In den nächsten Tagen können unsere Kinder sich in den Schulen ihre Zwischenzeugnisse abholen. Wie das abläuft und auch wann sie das tun können, unterscheidet sich überall ein bisschen. Was gleich bleibt: Das komische Gefühl, das dieses Stück Papier auch diesmal wieder bei mir auslöst. Zugegeben, diese Halbjahreszeugnisse sind ein bisschen aussagekräftiger, als die Abschlusszeugnisse im letzten Sommer. Aber auch nur ein bisschen.
Denn fest steht – auch die Zahlen die dort stehen, kann man nicht lesen, ohne dabei Corona zu denken. Sie sagen nichts aus, wenn wir uns nicht immer wieder vor Augen führen, dass auch sie massiv vom ersten Lockdown beeinflusst wurden. Zwar waren die Schulen zwischen den Sommerferien und Mitte Dezember größtenteils offen (abgesehen von immer wiederkehrenden Quarantäneanweisungen), doch baute alles, was unsere Kinder getan haben, auf dem Stoff aus dem Lockdown auf. Ich weiß noch, wie sich gleich zu Beginn des neuen Schuljahres ein kleines Stechen in meiner Magengegend ausbreitete. Die Kinder hatten ihre ersten Arbeiten geschrieben und plötzlich feierten sich die Eltern – wie toll das doch alles gelaufen sei. Sie klopften sich gegenseitig auf die Schultern, wenn ihre Kinder den Stoff aus dem Homeschooling gut zu Papier brachten. Ihr Verdienst, diese Einsen und Zweien – ganz klar.
Vor meinem geistigen Auge sah ich die müden Gesichter der Mütter und Väter, die ich in diesen anstrengenden Monaten beraten und begleitet hatte. Ich sah die, die nach einigen Wochen das Homeschooling komplett aufgegeben hatten. Ich sah die, die diese Aufgabe überhaupt nie hatten leisten können. Ich sah die, die ausgelaugt waren, vom Streiten und vom Weinen, vom Diskutieren und Schimpfen. Ich sah die Kinder, die Wochen gebraucht haben, um überhaupt in diese neue Situation zu finden. Und ja – ich sah auch die anderen. Die Mütter und Väter, die großartige Leistungen vollbracht haben. Die ihre eigenen Bedürfnisse gut zurückstellen konnten, die nachts gearbeitet und tagsüber unterrichtet haben. Die, die die Zeiten von Freistellungen und Kurzarbeit genutzt haben, um ihren Kindern mitzugeben, was nur ging – und ja – ihr habt wirklich einen guten Job gemacht. Hut ab.

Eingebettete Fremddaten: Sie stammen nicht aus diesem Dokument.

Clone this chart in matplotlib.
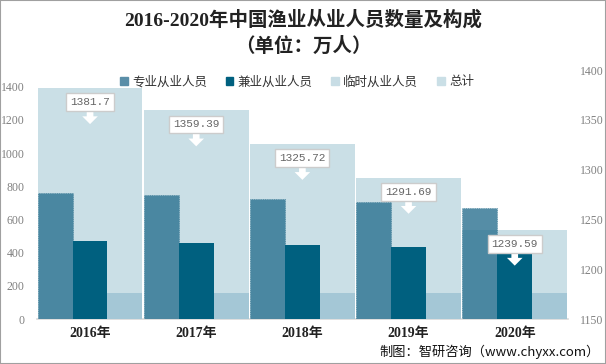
import numpy as np
import matplotlib.pyplot as plt
from matplotlib.patches import Patch, Rectangle

plt.rcParams['font.family'] = ['Noto Sans CJK SC', 'DejaVu Sans']

years = ['2016年', '2017年', '2018年', '2019年', '2020年']
zhuanye = [758, 746, 722, 704, 668]   # 专业从业人员
jianye = [469, 457, 445, 432, 417]    # 兼业从业人员
linshi = [155, 155, 159, 155, 155]    # 临时从业人员
total = [1381.7, 1359.39, 1325.72, 1291.69, 1239.59]  # 总计 (right axis)

c_zy = '#2a7190'
c_jy = '#00607f'
c_ls = '#a4c7d6'
c_tot = '#cadfe6'

fig = plt.figure(figsize=(6.06, 3.64), dpi=100)
ax = fig.add_axes([0.061, 0.1236, 0.876, 0.684])
ax2 = ax.twinx()

x = np.arange(len(years))
w = 0.985

# totals on the back axes, ticks on the right
ax.bar(x, total, width=w, color=c_tot, zorder=1)
ax.set_ylim(1150, 1400)
ax.set_yticks(np.arange(1150, 1401, 50))
ax.yaxis.tick_right()

sw = w / 3
ax2.bar(x - sw, zhuanye, width=sw, color=c_zy, alpha=0.8,
        edgecolor='#3d7a96', linewidth=0.6, linestyle=':')
ax2.bar(x, jianye, width=sw, color=c_jy)
ax2.bar(x + sw, linshi, width=sw, color=c_ls)
ax2.set_ylim(0, 1500)
ax2.set_yticks(np.arange(0, 1401, 200))
ax2.yaxis.tick_left()
ax.set_xlim(-0.5, 4.5)

for a in (ax, ax2):
    for s in a.spines.values():
        s.set_visible(False)
    a.tick_params(axis='y', length=0, pad=9, labelsize=8.5, labelcolor='#808080')
    for lab in a.get_yticklabels():
        lab.set_family(['Liberation Serif', 'DejaVu Serif'])
ax.spines['bottom'].set_visible(True)
ax.spines['bottom'].set_color('#d9d9d9')
ax.spines['bottom'].set_linewidth(1.2)

ax.set_xticks(x)
ax.set_xticklabels(years, fontsize=10, fontweight='bold',
                   family=['Liberation Serif', 'Noto Sans CJK SC'])
ax.tick_params(axis='x', length=0, pad=6, labelcolor='#222222')

# callouts for totals
for xi, t in zip(x, total):
    ax2.annotate(f'{t:g}', xy=(xi, t - 36), xycoords=ax.transData,
                 xytext=(xi, t - 14), textcoords=ax.transData,
                 ha='center', va='center', fontsize=8, color='#666666',
                 family=['Liberation Mono', 'DejaVu Sans Mono'], zorder=10,
                 bbox=dict(boxstyle='square,pad=0.35', fc='white', ec='#cccccc', lw=1),
                 arrowprops=dict(arrowstyle='simple,head_length=0.7,head_width=1.4,tail_width=0.6',
                                 fc='white', ec='none', shrinkA=0, shrinkB=0))

handles = [Patch(color='#5a8ea8'), Patch(color=c_jy), Patch(color='#c8dde5'), Patch(color=c_tot)]
labels = ['专业从业人员', '兼业从业人员', '临时从业人员', '总计']
ax2.legend(handles, labels, ncol=4, loc='center', bbox_to_anchor=(0.49, 0.952),
           frameon=False, fontsize=9, handlelength=0.6, handleheight=0.6,
           handletextpad=0.35, columnspacing=1.5, labelcolor='#333333')

fig.text(0.5, 0.945, '2016-2020年中国渔业从业人员数量及构成', ha='center', va='center',
         fontsize=14, fontweight='bold', color='#222222',
         family=['Liberation Serif', 'Noto Sans CJK SC'])
fig.text(0.5, 0.874, '（单位：万人）', ha='center', va='center',
         fontsize=14, fontweight='bold', color='#222222')
fig.text(0.99, 0.033, '制图：智研咨询（www.chyxx.com）', ha='right', va='center',
         fontsize=9.5, color='#111111')

fig.patches.append(Rectangle((0, 0), 1, 1, transform=fig.transFigure, fill=False,
                             ec='#a0a0a0', lw=1.5))

fig.savefig('out.png', dpi=100)
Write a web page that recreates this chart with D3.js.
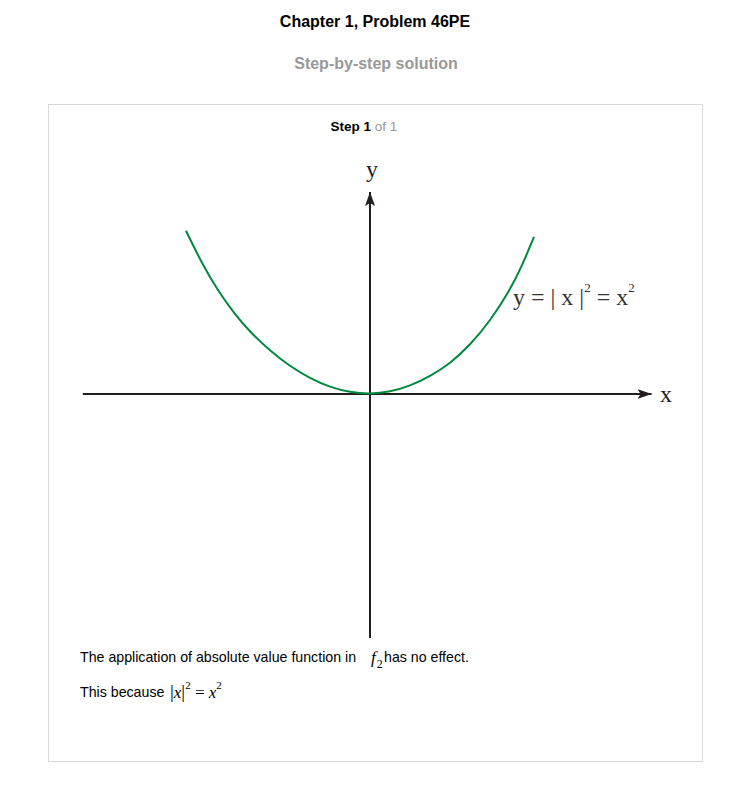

Doch die Noten auf dem Papier, das morgen kommt, sind keine Aussage über deinen Job oder meinen. Sie sagen nichts über die Leistung der Lehrkraft und wenig über das Können deines Kindes. Das Zeugnis, das morgen kommt, ist ein Pandemiezeugnis. In ihm findest du Informationen über Privilegien, die die eine Familie hatte und die andere nicht. Es ist eine Aussage über technische Ausstattung, strukturelle Unterstützung und Medienaffinität. Es sagt auch etwas über das Gemüt deines Kindes aus – ist es sehr sensibel und brauchte lange, um sich der neuen Situation anzupassen? War das Hin und Her, das Maskentragen, waren die Abstandsregeln und die Gesamtsituation belastend oder konnte alles gut ertragen werden?
Wenn morgen die Halbjahreszeugnisse kommen, dann nimm sie zur Kenntnis. Lächele und streichele deinem Kind über den Kopf, ganz egal, was da steht. Deck den Tisch mit Süßigkeiten und Gebäck, bestell eine Pizza oder mach sie selbst und erlaub Cola und Limonade in unbegrenzten Mengen. Häng Luftschlangen auf und feiert ein Fest. Feiert nicht das Zeugnis oder die Noten. Nein – feiert, dass ihr wieder ein Halbjahr geschafft habt. Ein Halbjahr unter Pandemiebedingungen. Sprecht über das, was dein Kind gelernt hat – über alles, was es heute kann und vor einem halben Jahr noch nicht konnte. Da gehört sicher eine Menge Schulstoff rein – aber mehr als das gehören andere Sachen dazu. Die Dinge, die uns nur Corona lehren konnte. Die wir durch diese absurde, schlimme Situation lernen konnten und mussten. Du – und dein Kind. Wir alle. Ich glaube, sie werden einmal wichtiger sein, als die Zahlen, die auf diesem Blatt Papier stehen.
Klopf dir auf die Schulter – du hast es gut gemacht – und du machst es jeden Tag ganz wunderbar.